Брейтингер считает поэтому подлинной прелестью басни чудесное. Однако в первоначальных баснях говорящие животные не выставляются как нечто необычное и удивительное. Поэтому Лессинг и полагает, что введение животных доставляет большое преимущество, делая понятным и сокращая изложение благодаря знакомству со свойствами животных — с хитростью лисицы, великодушием льва, прожорливостью и хищностью волка, — так что вместо абстракций — хитрый, великодушный и т. д. — перед воображением сразу же выступает определенный образ.

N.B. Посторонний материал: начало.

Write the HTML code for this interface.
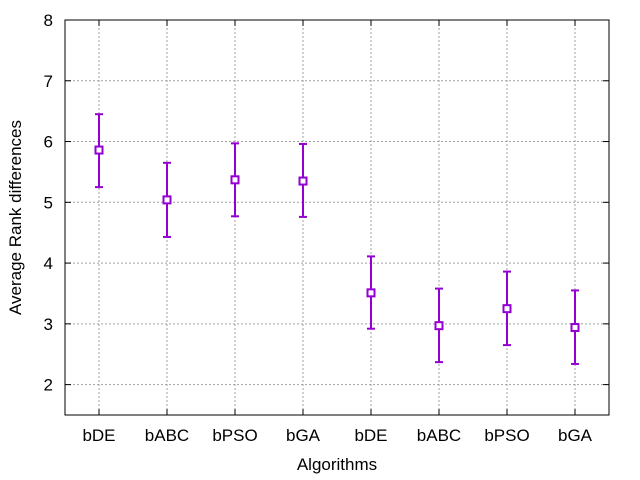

Однако это преимущество, по существу, ничего не меняет в басне, носящей тривиальный характер простого обрамления; в целом можно сказать, что выведение животных вместо людей даже невыгодно, ибо что касается понятности, образ животного всегда маска, которая вуалирует смысл не в меньшей степени, чем объясняет его.

Ведь в таком случае величайшей басней этого рода была бы старая история о Рейнеке-лисе, которая, однако, не является настоящей басней как таковой.

c) Как третью ступень мы могли бы указать здесь следующий способ трактовки басни, с которым, однако, мы уже начинаем выходить за пределы басни. Остроумие басни заключается вообще в том, что среди многообразных явлений природы она находит такие случаи, которые могут служить иллюстрациями общих размышлений о человеческих действиях и человеческом поведении, хотя животные и предметы природы не выводятся за пределы подлинного характера их существования. В остальном же соединение так называемой морали и отдельного случая остается лишь делом произвола и субъективной изобретательности и само по себе является только шуткой. Эта сторона и выступает на данной третьей ступени сама по себе. Форма басни берется здесь как шутка. Гёте написал в этом стиле много привлекательных и остроумных стихотворений. Например, в одном из них, носящем название «Брехливая собака», говорится:

Мы мчимся вскачь из края в край
И снова — в край из края.
За нами вслед собачий лай Летит, не отставая.
Мы обеспечены в пути Вниманием собачьим.
Зато других нам не найти Свидетельств, что мы скачем

(Пер. К. Богатырева)

Здесь требуется, чтобы употребляемые образы природы были представлены нам в соответствии с их своеобразным характером, как это происходит в эзоповской басне, — требуется, чтобы они развертывали перед нами в своих действиях и поведении такие человеческие состояния, страсти, черты характера, которые находятся в ближайшем родстве с аналогичными явлениями у животных.

Такой характер носит упомянутый выше «Рейнеке-лис», который является больше сказкой, чем басней в собственном смысле. Содержанием этой поэмы служит эпоха беспорядков и беззакония, низости, слабости, подлости, насилия и наглости, эпоха религиозного неверия и лишь кажущегося господства справедливости в мирских делах, так что повсюду одерживают победу хитрость, расчет и своекорыстие. Это состояние, характеризующее средние века, как оно в особенности дало себя знать в Германии. Хотя могущественные вассалы и обнаруживают некоторое почтение к королю, однако, в сущности говоря, каждый поступает как его душе угодно — грабит, убивает, притесняет слабых, обманывает короля, умеет снискать расположение королевы, так что королевство в целом еле-еле держится.

Таково человеческое содержание, которое состоит здесь не в абстрактном положении, а в совокупности состояний и характеров; вследствие своей испорченности это содержание оказывается совершенно подходящим для формы животного эпоса, в которой оно развертывается. И нам не мешает то, что мы находим его открыто перенесенным в мир животных. Обрамление также не представляется нам лишь единичным родственным случаем, — оно поднято выше этой единичности и получает некоторый характер всеобщности, благодаря которой оно становится для нас наглядным: так вообще идут дела на свете. Смешное заключено в самом обрамлении, где шутка перемешана с необычайной серьезностью, и в изображении животного царства с чрезвычайной меткостью делается для нас наглядной человеческая низость. И даже в чисто животных чертах нам дается ряд занимательнейших моментов и своеобразнейших историй, так что, несмотря на всю терпкость и суровость изображения, мы имеем перед собой не плохую и лишь нарочитую шутку, а настоящую шутку, задуманную со всей серьезностью.